Because the alternatives are insufficient, the "free" passage offered by Iran is a mandatory route. The lack of a fee does not imply a lack of cost; it implies that the cost is inherent in the vulnerability of the asset.
Measuring the Shadow Cost of Transit
To quantify the true cost of passing through the Strait, one must look at the War Risk Surcharge (WRS). During periods of heightened tension in the Persian Gulf, these surcharges can spike from negligible amounts to over $150,000 per voyage for a Very Large Crude Carrier (VLCC).
When Iran claims it will not impose fees, it is effectively saying it will not formalize the cost of the Strait. This keeps the cost "shadowed" within the private sector (insurance and shipping companies) rather than making it a matter of public international law. A formal fee would be a violation of the 1958 and 1982 conventions; a security-driven interruption is a "sovereign right."

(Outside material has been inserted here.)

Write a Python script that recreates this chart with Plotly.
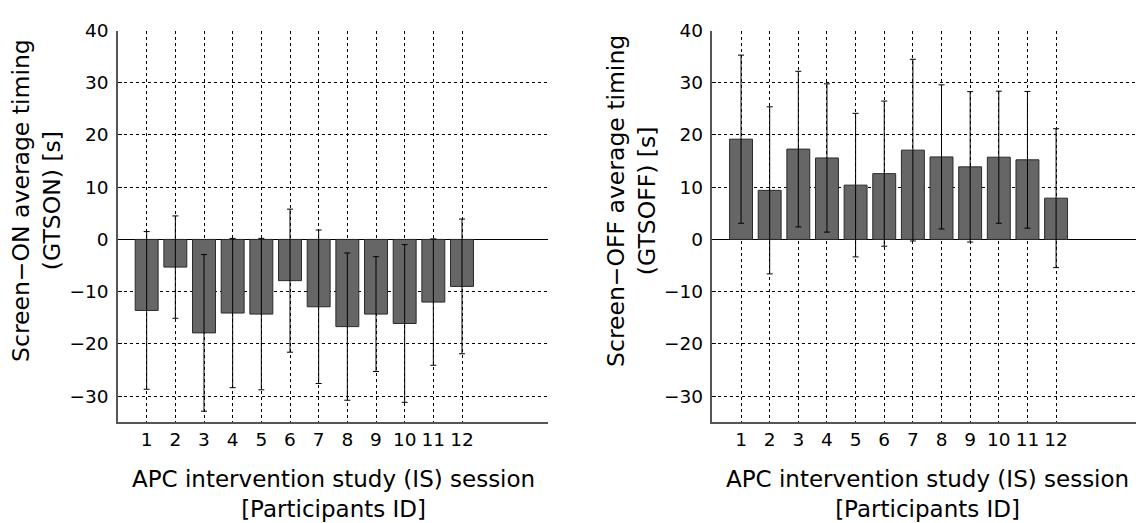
import plotly.graph_objects as go

participants = list(range(1, 13))
tick_labels = [str(p) for p in participants]

gtson_mean = [-13.6, -5.3, -17.9, -14.1, -14.3, -7.9, -12.9, -16.7, -14.3, -16.1, -12.0, -9.0]
gtson_std = [15.1, 9.8, 15.0, 14.3, 14.5, 13.7, 14.7, 14.1, 11.0, 15.1, 12.1, 12.9]

gtsoff_mean = [19.2, 9.4, 17.3, 15.6, 10.4, 12.6, 17.1, 15.8, 13.9, 15.75, 15.25, 7.9]
gtsoff_std = [16.1, 16.0, 14.9, 14.2, 13.75, 13.9, 17.4, 13.8, 14.4, 12.65, 13.1, 13.3]

W, H = 1136, 523
FONT = "DejaVu Sans, Liberation Sans, Arial, sans-serif"

def px_x(p):
    return p / W

def px_y(p):
    return 1 - p / H

fig = go.Figure()

bar_style = dict(marker=dict(color="#666666", line=dict(color="#2a2a2a", width=1)),
                 width=0.8, showlegend=False)

fig.add_trace(go.Bar(x=participants, y=gtson_mean,
                     error_y=dict(type="data", array=gtson_std, color="black", thickness=1, width=3),
                     xaxis="x", yaxis="y", **bar_style))
fig.add_trace(go.Bar(x=participants, y=gtsoff_mean,
                     error_y=dict(type="data", array=gtsoff_std, color="black", thickness=1, width=3),
                     xaxis="x2", yaxis="y2", **bar_style))

top_px, bot_px = 20, 420
ydom = [px_y(bot_px), px_y(top_px)]

xaxis_common = dict(
    tickmode="array", tickvals=participants, ticktext=tick_labels,
    showgrid=True, gridcolor="black", gridwidth=1, griddash="3px,3px",
    showline=True, linecolor="#555555", linewidth=1.5, mirror=False,
    ticks="", zeroline=False,
    tickfont=dict(family=FONT, size=18.5, color="black"),
)
yaxis_common = dict(
    range=[-35, 40], tickmode="array", tickvals=[-30, -20, -10, 0, 10, 20, 30, 40],
    showgrid=True, gridcolor="black", gridwidth=1, griddash="3px,3px",
    showline=True, linecolor="#555555", linewidth=1.5, mirror=False,
    zeroline=True, zerolinecolor="black", zerolinewidth=1,
    ticks="inside", ticklen=4, tickcolor="black",
    tickfont=dict(family=FONT, size=18.5, color="black"),
    ticklabelstandoff=4,
    domain=ydom,
)

fig.update_layout(
    width=W, height=H,
    margin=dict(l=0, r=0, t=0, b=0),
    paper_bgcolor="white", plot_bgcolor="white",
    xaxis=dict(domain=[px_x(118), px_x(548)], range=[0, 15], anchor="y", **xaxis_common),
    yaxis=dict(anchor="x", **yaxis_common),
    xaxis2=dict(domain=[px_x(712.4), 1.0], range=[0, (W - 712.4) / 28.64], anchor="y2", **xaxis_common),
    yaxis2=dict(anchor="x2", **yaxis_common),
)

xt = "APC intervention study (IS) session<br>[Participants ID]"
ann_font = dict(family=FONT, size=23, color="black")
fig.add_annotation(text=xt, xref="paper", yref="paper", x=px_x(333), y=px_y(493),
                   showarrow=False, font=ann_font, xanchor="center", yanchor="middle")
fig.add_annotation(text=xt, xref="paper", yref="paper", x=px_x(927), y=px_y(493),
                   showarrow=False, font=ann_font, xanchor="center", yanchor="middle")
fig.add_annotation(text="Screen\u2212ON average timing<br>(GTSON) [s]", xref="paper", yref="paper",
                   x=px_x(37), y=px_y(194), textangle=-90, showarrow=False,
                   font=dict(family=FONT, size=23.5, color="black"), xanchor="center", yanchor="middle")
fig.add_annotation(text="Screen\u2212OFF average timing<br>(GTSOFF) [s]", xref="paper", yref="paper",
                   x=px_x(632), y=px_y(194), textangle=-90, showarrow=False,
                   font=dict(family=FONT, size=23.5, color="black"), xanchor="center", yanchor="middle")

fig.write_html("out.html")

The strategic play for maritime operators is to ignore the rhetoric of "free passage" and focus on the hardening of onboard security and the diversification of bunkering locations. Reliance on Iranian "security" is a baseline risk that cannot be mitigated by the absence of a toll.
The next evolutionary step in this theater will likely be the integration of drone-based "escort services" provided by coastal states, which will be marketed as a safety measure but will function as a persistent surveillance and data-gathering tool. Organizations must prepare for a transition where the "fee" for passage is not paid in currency, but in the surrender of operational data and the acceptance of a state-managed maritime corridor. The Strait is not becoming more open; it is becoming more integrated into the Iranian domestic security apparatus.
Any firm operating in the Gulf must factor a 15-20% volatility buffer into their logistics costs to account for the sudden imposition of these non-traditional "safety" interventions, regardless of the official stance on transit fees.